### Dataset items

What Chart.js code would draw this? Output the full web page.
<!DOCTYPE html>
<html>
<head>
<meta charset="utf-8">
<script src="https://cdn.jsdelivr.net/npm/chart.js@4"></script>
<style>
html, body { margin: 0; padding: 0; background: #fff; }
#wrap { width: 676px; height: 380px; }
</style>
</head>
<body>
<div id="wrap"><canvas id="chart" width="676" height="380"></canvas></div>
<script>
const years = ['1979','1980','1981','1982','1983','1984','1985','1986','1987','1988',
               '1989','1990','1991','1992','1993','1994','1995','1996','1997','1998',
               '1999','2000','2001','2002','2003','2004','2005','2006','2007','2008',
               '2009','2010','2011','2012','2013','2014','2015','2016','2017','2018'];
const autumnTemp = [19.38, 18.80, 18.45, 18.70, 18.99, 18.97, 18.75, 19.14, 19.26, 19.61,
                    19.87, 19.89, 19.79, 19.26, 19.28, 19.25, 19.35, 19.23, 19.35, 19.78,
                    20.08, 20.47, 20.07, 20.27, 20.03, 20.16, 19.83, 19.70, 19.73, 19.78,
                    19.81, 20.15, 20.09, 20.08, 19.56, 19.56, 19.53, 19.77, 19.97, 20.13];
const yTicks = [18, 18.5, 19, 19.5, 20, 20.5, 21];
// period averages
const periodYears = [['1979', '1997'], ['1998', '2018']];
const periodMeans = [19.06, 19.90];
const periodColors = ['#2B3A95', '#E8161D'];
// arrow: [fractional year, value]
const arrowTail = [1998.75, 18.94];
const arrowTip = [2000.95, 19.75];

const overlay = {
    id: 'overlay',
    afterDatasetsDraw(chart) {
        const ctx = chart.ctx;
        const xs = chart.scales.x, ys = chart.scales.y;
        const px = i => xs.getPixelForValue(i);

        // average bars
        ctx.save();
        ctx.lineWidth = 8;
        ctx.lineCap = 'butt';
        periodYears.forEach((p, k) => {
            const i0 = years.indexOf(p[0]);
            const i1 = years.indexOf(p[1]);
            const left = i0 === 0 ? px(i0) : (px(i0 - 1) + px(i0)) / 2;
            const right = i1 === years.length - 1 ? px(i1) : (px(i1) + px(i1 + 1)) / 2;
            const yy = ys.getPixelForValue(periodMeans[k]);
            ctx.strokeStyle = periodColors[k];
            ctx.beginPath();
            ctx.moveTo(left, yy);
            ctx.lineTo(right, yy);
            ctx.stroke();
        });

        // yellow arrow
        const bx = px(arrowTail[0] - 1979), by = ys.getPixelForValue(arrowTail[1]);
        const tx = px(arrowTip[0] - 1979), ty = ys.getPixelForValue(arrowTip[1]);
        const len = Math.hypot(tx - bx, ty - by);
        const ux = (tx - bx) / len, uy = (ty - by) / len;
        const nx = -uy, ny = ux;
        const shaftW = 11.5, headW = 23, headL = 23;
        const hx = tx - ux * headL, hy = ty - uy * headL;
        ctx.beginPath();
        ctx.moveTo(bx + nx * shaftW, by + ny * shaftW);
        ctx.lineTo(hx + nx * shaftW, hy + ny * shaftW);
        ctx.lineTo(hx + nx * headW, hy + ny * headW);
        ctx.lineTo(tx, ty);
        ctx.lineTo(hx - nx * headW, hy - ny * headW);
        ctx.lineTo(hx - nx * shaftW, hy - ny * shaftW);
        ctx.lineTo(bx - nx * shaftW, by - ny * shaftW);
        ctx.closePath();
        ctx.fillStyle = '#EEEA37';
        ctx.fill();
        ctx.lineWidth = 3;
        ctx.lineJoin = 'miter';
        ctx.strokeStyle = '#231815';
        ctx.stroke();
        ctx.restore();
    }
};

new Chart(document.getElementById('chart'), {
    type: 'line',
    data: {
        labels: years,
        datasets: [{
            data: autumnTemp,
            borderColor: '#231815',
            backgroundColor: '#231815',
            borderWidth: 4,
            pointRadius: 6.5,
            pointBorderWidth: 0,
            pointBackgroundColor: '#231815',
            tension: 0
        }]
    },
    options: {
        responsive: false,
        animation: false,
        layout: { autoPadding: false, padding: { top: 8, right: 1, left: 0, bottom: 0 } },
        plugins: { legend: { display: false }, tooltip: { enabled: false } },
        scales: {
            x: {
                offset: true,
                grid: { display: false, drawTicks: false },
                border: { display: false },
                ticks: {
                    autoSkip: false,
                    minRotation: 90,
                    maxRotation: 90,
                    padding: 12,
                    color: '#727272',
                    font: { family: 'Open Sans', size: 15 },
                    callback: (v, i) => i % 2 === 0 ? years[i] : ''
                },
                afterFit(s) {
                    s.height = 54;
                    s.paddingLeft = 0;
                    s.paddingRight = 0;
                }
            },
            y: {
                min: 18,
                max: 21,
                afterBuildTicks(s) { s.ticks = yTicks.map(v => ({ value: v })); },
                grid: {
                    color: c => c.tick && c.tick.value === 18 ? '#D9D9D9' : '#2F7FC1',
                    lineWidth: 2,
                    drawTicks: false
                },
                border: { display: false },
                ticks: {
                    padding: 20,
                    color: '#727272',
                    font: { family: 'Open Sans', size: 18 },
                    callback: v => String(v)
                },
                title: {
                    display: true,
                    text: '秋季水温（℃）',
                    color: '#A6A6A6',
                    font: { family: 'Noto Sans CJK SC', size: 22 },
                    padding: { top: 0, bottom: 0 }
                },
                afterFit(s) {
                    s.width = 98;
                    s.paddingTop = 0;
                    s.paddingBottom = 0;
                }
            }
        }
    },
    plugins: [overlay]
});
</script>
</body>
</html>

---

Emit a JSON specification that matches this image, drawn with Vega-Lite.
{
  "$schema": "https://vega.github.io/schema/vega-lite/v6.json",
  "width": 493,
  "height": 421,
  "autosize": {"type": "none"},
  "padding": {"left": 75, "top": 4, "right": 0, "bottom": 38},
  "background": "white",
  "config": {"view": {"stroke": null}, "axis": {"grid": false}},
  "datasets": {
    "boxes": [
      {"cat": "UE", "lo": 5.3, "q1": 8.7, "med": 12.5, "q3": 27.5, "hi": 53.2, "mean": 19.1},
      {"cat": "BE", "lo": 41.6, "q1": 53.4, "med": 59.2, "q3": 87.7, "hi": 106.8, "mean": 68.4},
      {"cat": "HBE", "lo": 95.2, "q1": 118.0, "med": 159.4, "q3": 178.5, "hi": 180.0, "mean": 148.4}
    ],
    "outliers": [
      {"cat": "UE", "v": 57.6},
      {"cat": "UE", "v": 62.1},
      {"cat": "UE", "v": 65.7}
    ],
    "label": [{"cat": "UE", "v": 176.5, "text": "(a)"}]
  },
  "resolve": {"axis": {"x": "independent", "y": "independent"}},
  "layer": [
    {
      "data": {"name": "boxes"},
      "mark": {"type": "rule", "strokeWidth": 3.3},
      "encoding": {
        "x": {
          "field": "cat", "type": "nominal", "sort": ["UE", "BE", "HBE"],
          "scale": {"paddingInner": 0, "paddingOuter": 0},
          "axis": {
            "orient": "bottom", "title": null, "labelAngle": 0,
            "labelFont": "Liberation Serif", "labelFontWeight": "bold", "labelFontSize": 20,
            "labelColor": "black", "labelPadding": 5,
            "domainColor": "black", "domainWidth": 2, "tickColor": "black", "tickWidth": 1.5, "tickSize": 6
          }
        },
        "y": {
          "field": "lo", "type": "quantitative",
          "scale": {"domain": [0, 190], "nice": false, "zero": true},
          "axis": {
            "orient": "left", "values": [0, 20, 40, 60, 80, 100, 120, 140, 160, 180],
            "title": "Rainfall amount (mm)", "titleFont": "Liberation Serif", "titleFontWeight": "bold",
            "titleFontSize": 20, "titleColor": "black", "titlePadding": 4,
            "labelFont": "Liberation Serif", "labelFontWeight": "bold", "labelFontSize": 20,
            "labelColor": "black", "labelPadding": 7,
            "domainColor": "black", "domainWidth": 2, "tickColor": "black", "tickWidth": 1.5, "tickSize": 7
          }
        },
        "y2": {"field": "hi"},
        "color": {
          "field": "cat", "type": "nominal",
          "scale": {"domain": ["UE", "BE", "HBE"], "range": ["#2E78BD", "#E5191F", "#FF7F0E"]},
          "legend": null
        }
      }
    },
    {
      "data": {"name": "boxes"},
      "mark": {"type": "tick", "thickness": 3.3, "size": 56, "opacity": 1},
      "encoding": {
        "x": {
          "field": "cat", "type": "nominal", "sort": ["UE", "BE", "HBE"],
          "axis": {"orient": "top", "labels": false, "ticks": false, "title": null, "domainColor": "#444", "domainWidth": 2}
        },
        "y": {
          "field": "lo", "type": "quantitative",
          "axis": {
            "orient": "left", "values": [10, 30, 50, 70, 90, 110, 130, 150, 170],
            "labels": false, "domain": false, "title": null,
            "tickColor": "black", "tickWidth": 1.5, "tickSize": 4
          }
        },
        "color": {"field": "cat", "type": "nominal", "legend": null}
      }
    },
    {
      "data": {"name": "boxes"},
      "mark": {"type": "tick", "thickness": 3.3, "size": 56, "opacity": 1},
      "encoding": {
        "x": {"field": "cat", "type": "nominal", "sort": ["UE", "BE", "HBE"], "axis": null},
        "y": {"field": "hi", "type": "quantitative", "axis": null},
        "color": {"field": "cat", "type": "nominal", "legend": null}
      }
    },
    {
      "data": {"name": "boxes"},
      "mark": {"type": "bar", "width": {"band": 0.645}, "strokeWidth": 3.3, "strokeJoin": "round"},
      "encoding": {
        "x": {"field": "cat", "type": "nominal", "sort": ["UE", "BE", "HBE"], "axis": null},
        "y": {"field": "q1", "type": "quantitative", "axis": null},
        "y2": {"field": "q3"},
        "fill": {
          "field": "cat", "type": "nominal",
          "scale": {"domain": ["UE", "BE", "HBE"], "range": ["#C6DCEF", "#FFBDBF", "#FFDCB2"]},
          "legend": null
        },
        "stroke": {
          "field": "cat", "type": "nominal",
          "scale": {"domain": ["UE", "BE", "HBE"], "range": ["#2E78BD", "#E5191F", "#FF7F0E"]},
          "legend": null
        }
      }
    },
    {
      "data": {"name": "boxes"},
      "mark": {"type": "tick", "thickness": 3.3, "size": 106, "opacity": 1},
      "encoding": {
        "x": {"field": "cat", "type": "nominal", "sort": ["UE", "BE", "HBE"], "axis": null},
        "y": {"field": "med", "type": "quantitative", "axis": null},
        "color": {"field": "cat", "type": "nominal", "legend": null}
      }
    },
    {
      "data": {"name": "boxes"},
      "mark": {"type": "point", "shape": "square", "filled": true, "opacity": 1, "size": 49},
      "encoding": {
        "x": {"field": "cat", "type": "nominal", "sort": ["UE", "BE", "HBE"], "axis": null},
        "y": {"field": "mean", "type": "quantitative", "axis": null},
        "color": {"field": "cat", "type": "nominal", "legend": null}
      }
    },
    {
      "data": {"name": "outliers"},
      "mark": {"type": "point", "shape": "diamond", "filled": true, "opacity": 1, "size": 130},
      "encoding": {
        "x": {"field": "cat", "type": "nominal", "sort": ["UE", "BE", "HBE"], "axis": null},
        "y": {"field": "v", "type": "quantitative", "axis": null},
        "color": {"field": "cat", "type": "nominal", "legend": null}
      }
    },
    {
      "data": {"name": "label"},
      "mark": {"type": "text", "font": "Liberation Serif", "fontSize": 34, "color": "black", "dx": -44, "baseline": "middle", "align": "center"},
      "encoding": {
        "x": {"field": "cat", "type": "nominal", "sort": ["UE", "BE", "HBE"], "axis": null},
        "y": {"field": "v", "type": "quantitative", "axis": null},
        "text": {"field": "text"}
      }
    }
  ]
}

### The problem
Using the entries shown above, reproduce verbatim the lines from the line bearing "What Chart.js code" to the line bearing "const px = i", inclusive.

### Exercise solution
What Chart.js code would draw this? Output the full web page.
<!DOCTYPE html>
<html>
<head>
<meta charset="utf-8">
<script src="https://cdn.jsdelivr.net/npm/chart.js@4"></script>
<style>
html, body { margin: 0; padding: 0; background: #fff; }
#wrap { width: 676px; height: 380px; }
</style>
</head>
<body>
<div id="wrap"><canvas id="chart" width="676" height="380"></canvas></div>
<script>
const years = ['1979','1980','1981','1982','1983','1984','1985','1986','1987','1988',
               '1989','1990','1991','1992','1993','1994','1995','1996','1997','1998',
               '1999','2000','2001','2002','2003','2004','2005','2006','2007','2008',
               '2009','2010','2011','2012','2013','2014','2015','2016','2017','2018'];
const autumnTemp = [19.38, 18.80, 18.45, 18.70, 18.99, 18.97, 18.75, 19.14, 19.26, 19.61,
                    19.87, 19.89, 19.79, 19.26, 19.28, 19.25, 19.35, 19.23, 19.35, 19.78,
                    20.08, 20.47, 20.07, 20.27, 20.03, 20.16, 19.83, 19.70, 19.73, 19.78,
                    19.81, 20.15, 20.09, 20.08, 19.56, 19.56, 19.53, 19.77, 19.97, 20.13];
const yTicks = [18, 18.5, 19, 19.5, 20, 20.5, 21];
// period averages
const periodYears = [['1979', '1997'], ['1998', '2018']];
const periodMeans = [19.06, 19.90];
const periodColors = ['#2B3A95', '#E8161D'];
// arrow: [fractional year, value]
const arrowTail = [1998.75, 18.94];
const arrowTip = [2000.95, 19.75];

const overlay = {
    id: 'overlay',
    afterDatasetsDraw(chart) {
        const ctx = chart.ctx;
        const xs = chart.scales.x, ys = chart.scales.y;
        const px = i => xs.getPixelForValue(i);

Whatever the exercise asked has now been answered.